Card fact: For the third straight year, Hank Aaron appeared on the first card of the Topps set. Aaron would do it again in the 1976 set, and is the only player to appear on the first card four straight years for Topps.
What I thought about this card then: As a 9-year-old, I had a vague idea of who Hank Aaron was. He was only the biggest sports star of the time. And I knew he held the all-time home run mark. But that was about it. I never had this card as a kid and neither did any of my brothers. But I do remember seeing it somewhere. One of my friends must have had it.
What I think about this card now: Well, the first thing I notice is the All-Star star on a subset card. That is very odd to someone who only knew the stars to appear on cards that were framed in yellow and red. Also, Aaron was traded to the Brewers the November before the cards were issued, so Hank's not wearing the correct uni.
Other stuff: I love the "highlights" font. Diamonds for the apostrophe and dots on the "I"s! Can you dig it? And purple on an orange background? Out of sight!
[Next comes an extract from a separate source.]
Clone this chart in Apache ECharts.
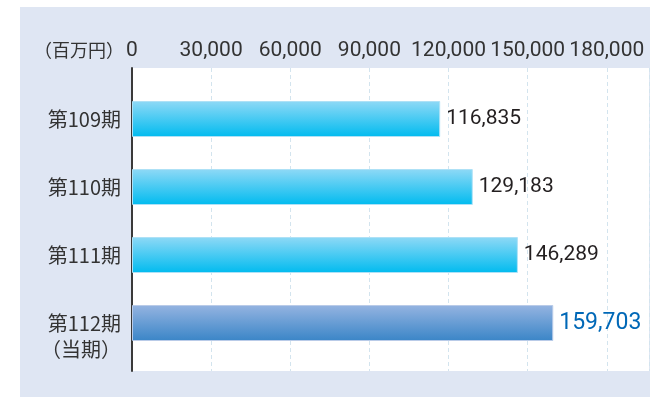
<!DOCTYPE html>
<html>
<head>
<meta charset="utf-8">
<script src="https://cdn.jsdelivr.net/npm/echarts@6/dist/echarts.min.js"></script>
<style>
html,body{margin:0;padding:0;background:#fff;}
#c{width:650px;height:397px;}
</style>
</head>
<body>
<div id="c"></div>
<script>
var categories = ['第109期', '第110期', '第111期', '第112期\n（当期）'];
var values = [116835, 129183, 146289, 159703];
var unitLabel = '（百万円）';
var axisMax = 196000;
var axisInterval = 30000;

function fmt(v) { return Number(v).toLocaleString('en-US'); }

var cyan = new echarts.graphic.LinearGradient(0, 0, 0, 1, [
  {offset: 0, color: '#8fd9f6'}, {offset: 1, color: '#00bbef'}]);
var blue = new echarts.graphic.LinearGradient(0, 0, 0, 1, [
  {offset: 0, color: '#95b4e1'}, {offset: 1, color: '#3a85c7'}]);

var barData = values.map(function (v, i) {
  var last = i === values.length - 1;
  return {
    value: v,
    itemStyle: {color: last ? blue : cyan, borderColor: last ? '#b9cbe8' : '#aee1f6', borderWidth: 1},
    label: last ? {color: '#0068b7', fontSize: 23} : {}
  };
});

var chart = echarts.init(document.getElementById('c'), null, {renderer: 'canvas'});
chart.setOption({
  animation: false,
  backgroundColor: '#ffffff',
  graphic: [
    {type: 'rect', z: -10, shape: {x: 20, y: 7, width: 630, height: 390}, style: {fill: '#dfe6f3'}},
    {type: 'text', x: 124, y: 50, style: {text: unitLabel, fontSize: 18, fill: '#333', align: 'right', verticalAlign: 'middle', fontFamily: 'Noto Sans CJK JP'}}
  ],
  grid: [
    {left: 132, right: 1, top: 85, bottom: 40, show: false},
    {left: 132, right: 1, top: 68, bottom: 26, show: true, backgroundColor: '#ffffff', borderWidth: 0, z: 0}
  ],
  xAxis: [
    {gridIndex: 0, type: 'value', min: 0, max: axisMax, show: false},
    {gridIndex: 1, type: 'value', position: 'top', min: 0, max: axisMax, interval: axisInterval,
     axisLine: {show: false}, axisTick: {show: false},
     axisLabel: {showMaxLabel: false, formatter: fmt, fontSize: 21, color: '#333', margin: 7, fontFamily: 'Roboto'},
     splitLine: {show: true, lineStyle: {color: '#d3e4ee', type: [4, 3], width: 1}}}
  ],
  yAxis: [
    {gridIndex: 0, type: 'category', inverse: true, data: categories,
     axisLine: {show: false}, axisTick: {show: false},
     axisLabel: {fontSize: 20, color: '#333', margin: 11, lineHeight: 26, fontFamily: 'Noto Sans CJK JP', align: 'right',
       formatter: function (v) { return v.indexOf('\n') >= 0 ? '\n' + v : v; }}},
    {gridIndex: 1, type: 'value', position: 'left',
     axisLine: {show: true, onZero: false, lineStyle: {color: '#3a3a3a', width: 2}},
     axisTick: {show: false}, axisLabel: {show: false}, splitLine: {show: false}}
  ],
  series: [{
    type: 'bar', xAxisIndex: 0, yAxisIndex: 0, barWidth: 36, z: 3,
    data: barData,
    label: {show: true, position: 'right', distance: 6, formatter: function (p) { return fmt(p.value); },
            fontSize: 21, color: '#231f20', fontFamily: 'Roboto'}
  }]
});
</script>
</body>
</html>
Back facts: Since this is the first back shown on the blog, I'll point out the Christmas colors that dominate the '75 backs. All of the Highlight cards feature the newspaper-like design. Some of the headlines stick to traditional newspaper rules. Others, like this one, don't. In real newspaper land, if you ended the top line of a headline with an adjective, you'd get a nastygram the next day.
Also, there is a big-time flub in the copy. According to the write-up, Babe Ruth set the career home run mark in 1945 -- or, 10 years after he retired. It should have read, "39 years."
Other blog stuff: I've settled on a few things that I will showcase in this blog. There may be some other features, but, like I said, I'm doing this on the fly, so I don't know what those features are yet. This is what I do know I will be featuring:
a) Define the design, 1975 style: You know how I like to find a name for card designs. 1975 is fantastic for this, since there are more than a dozen different color combinations. I'm going to come up with a name for each of the color combinations. I welcome any suggestions, and I plan on refining the names as the blog goes along. Also, you may have noticed the banner color changed with the color of the featured card. Yeah, I plan to continue to do that.
b) 1975 originals: The main reason why I love this set is it's the first one I collected. And I still have the cards I collected as a kid. So, when I get to one of those cards I pulled as a kid, I will show the upgraded card and the beat-up card. And we can all make fun of it together.
c) The "Dude looks like a lady" count: I know that's an '80s reference, but it works for this feature. There are a bunch of long-haired dudes in this set. And, as kids, we thought they were borderline women. So, anytime I come across one of those DLLALs, I will add it to the counter. And we'll see what we have at the end!